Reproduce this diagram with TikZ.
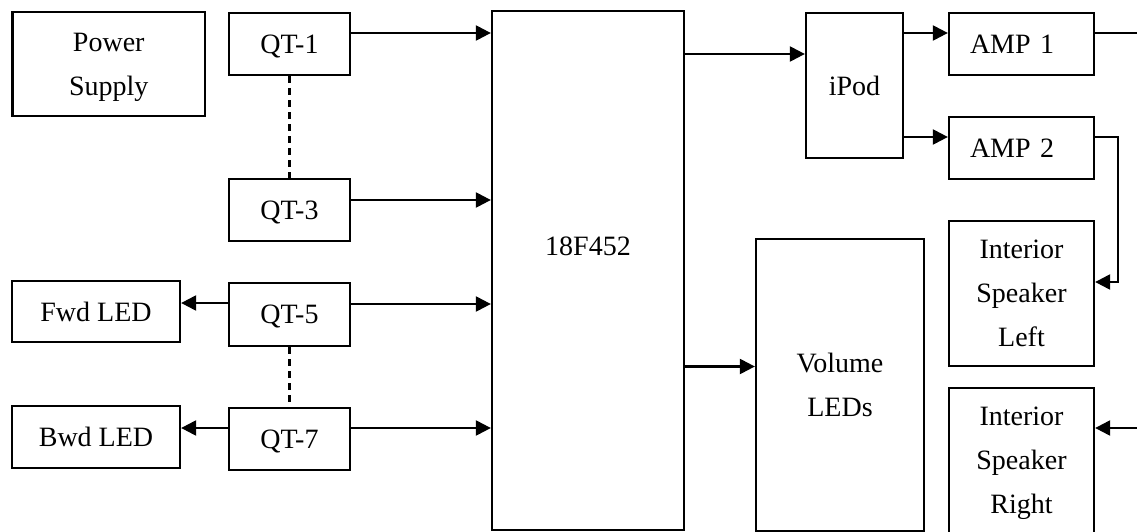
\documentclass[tikz,border=0pt]{standalone}
\usepackage{fontspec}
\setmainfont{Liberation Serif}
\usetikzlibrary{arrows.meta,calc}
\begin{document}
\begin{tikzpicture}[x=1pt,y=-1pt,
  box/.style={draw, line width=2.3pt, rectangle, align=center, inner sep=0pt,
              text depth=0pt, font=\fontsize{28}{44}\selectfont},
  txt/.style={inner sep=0pt, text depth=0pt, font=\fontsize{28}{44}\selectfont},
  ampbox/.style={box, align=left, text width=103pt, inner xsep=21pt,
                 minimum height=62pt},
  arr/.style={line width=2.3pt, -{Triangle[length=15pt,width=15pt]}},
  link/.style={line width=2.3pt},
  dashlink/.style={line width=2.3pt, dash pattern=on 7pt off 5pt}]
\useasboundingbox (0,0) rectangle (1137,532);

% left column
\node[box, minimum width=192.5pt, minimum height=104pt] (ps) at (108.75,64) {Power\\Supply};
\node[box, minimum width=168pt, minimum height=61pt] (fwd) at (96,311.5) {Fwd LED};
\node[box, minimum width=168pt, minimum height=62pt] (bwd) at (96,437) {Bwd LED};

% QT sensors
\node[box, minimum width=121pt, minimum height=62pt] (qt1) at (289.5,44) {QT-1};
\node[box, minimum width=121pt, minimum height=62pt] (qt3) at (289.5,210) {QT-3};
\node[box, minimum width=121pt, minimum height=63pt] (qt5) at (289.5,314.5) {QT-5};
\node[box, minimum width=121pt, minimum height=62pt] (qt7) at (289.5,439) {QT-7};

% micro controller
\node[box, minimum width=192pt, minimum height=519pt] (chip) at (588,270.5) {};
\node[txt] (chiptxt) at (588,246) {18F452};

% right side
\node[box, minimum width=97pt, minimum height=145pt] (ipod) at (854.5,85.5) {iPod};
\node[ampbox] (amp1) at (1021.5,44) {AMP 1};
\node[ampbox] (amp2) at (1021.5,148) {AMP 2};
\node[box, minimum width=168pt, minimum height=292pt] (vol) at (840,385) {Volume\\LEDs};
\node[box, minimum width=145pt, minimum height=145pt] (isl) at (1021.5,293.5) {Interior\\Speaker\\Left};
\node[box, minimum width=145pt, minimum height=145pt] (isr) at (1021.5,460.5) {Interior\\Speaker\\Right};

\coordinate (edge1) at (1137,33);
\coordinate (edge2) at (1137,428);
\coordinate (bend1) at (1118,137);

% dashed links between sensors
\draw[dashlink] (qt1.south) -- (qt3.north);
\draw[dashlink] (qt5.south) -- (qt7.north);

% sensors to chip
\draw[arr] ([yshift=11pt]qt1.east) -- ([yshift=11pt]qt1.east -| chip.west);
\draw[arr] ([yshift=10pt]qt3.east) -- ([yshift=10pt]qt3.east -| chip.west);
\draw[arr] ([yshift=10.5pt]qt5.east) -- ([yshift=10.5pt]qt5.east -| chip.west);
\draw[arr] ([yshift=11pt]qt7.east) -- ([yshift=11pt]qt7.east -| chip.west);

% sensors to LEDs
\draw[arr] ([yshift=11.5pt]qt5.west) -- ([yshift=11.5pt]qt5.west -| fwd.east);
\draw[arr] ([yshift=11pt]qt7.west) -- ([yshift=11pt]qt7.west -| bwd.east);

% chip outputs
\draw[arr] ([yshift=31.5pt]ipod.west -| chip.east) -- ([yshift=31.5pt]ipod.west);
\draw[arr] ([yshift=18.5pt]vol.west -| chip.east) -- ([yshift=18.5pt]vol.west);

% iPod to amps
\draw[arr] ([yshift=11pt]amp1.west -| ipod.east) -- ([yshift=11pt]amp1.west);
\draw[arr] ([yshift=11pt]amp2.west -| ipod.east) -- ([yshift=11pt]amp2.west);

% amps to speakers
\draw[link] ([yshift=11pt]amp1.east) -- (edge1);
\draw[arr] ([yshift=11pt]amp2.east) -- (bend1) |- ([yshift=11.5pt]isl.east);
\draw[arr] (edge2) -- (edge2 -| isr.east);
\end{tikzpicture}
\end{document}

============

* [Exercise]: Quote, please, every line of the material above from its start through the line that has "(chiptxt) at (588,246)", reproducing the words exactly and dropping any images.

* [Exercise answer]:
Reproduce this diagram with TikZ.
\documentclass[tikz,border=0pt]{standalone}
\usepackage{fontspec}
\setmainfont{Liberation Serif}
\usetikzlibrary{arrows.meta,calc}
\begin{document}
\begin{tikzpicture}[x=1pt,y=-1pt,
  box/.style={draw, line width=2.3pt, rectangle, align=center, inner sep=0pt,
              text depth=0pt, font=\fontsize{28}{44}\selectfont},
  txt/.style={inner sep=0pt, text depth=0pt, font=\fontsize{28}{44}\selectfont},
  ampbox/.style={box, align=left, text width=103pt, inner xsep=21pt,
                 minimum height=62pt},
  arr/.style={line width=2.3pt, -{Triangle[length=15pt,width=15pt]}},
  link/.style={line width=2.3pt},
  dashlink/.style={line width=2.3pt, dash pattern=on 7pt off 5pt}]
\useasboundingbox (0,0) rectangle (1137,532);

% left column
\node[box, minimum width=192.5pt, minimum height=104pt] (ps) at (108.75,64) {Power\\Supply};
\node[box, minimum width=168pt, minimum height=61pt] (fwd) at (96,311.5) {Fwd LED};
\node[box, minimum width=168pt, minimum height=62pt] (bwd) at (96,437) {Bwd LED};

% QT sensors
\node[box, minimum width=121pt, minimum height=62pt] (qt1) at (289.5,44) {QT-1};
\node[box, minimum width=121pt, minimum height=62pt] (qt3) at (289.5,210) {QT-3};
\node[box, minimum width=121pt, minimum height=63pt] (qt5) at (289.5,314.5) {QT-5};
\node[box, minimum width=121pt, minimum height=62pt] (qt7) at (289.5,439) {QT-7};

% micro controller
\node[box, minimum width=192pt, minimum height=519pt] (chip) at (588,270.5) {};
\node[txt] (chiptxt) at (588,246) {18F452};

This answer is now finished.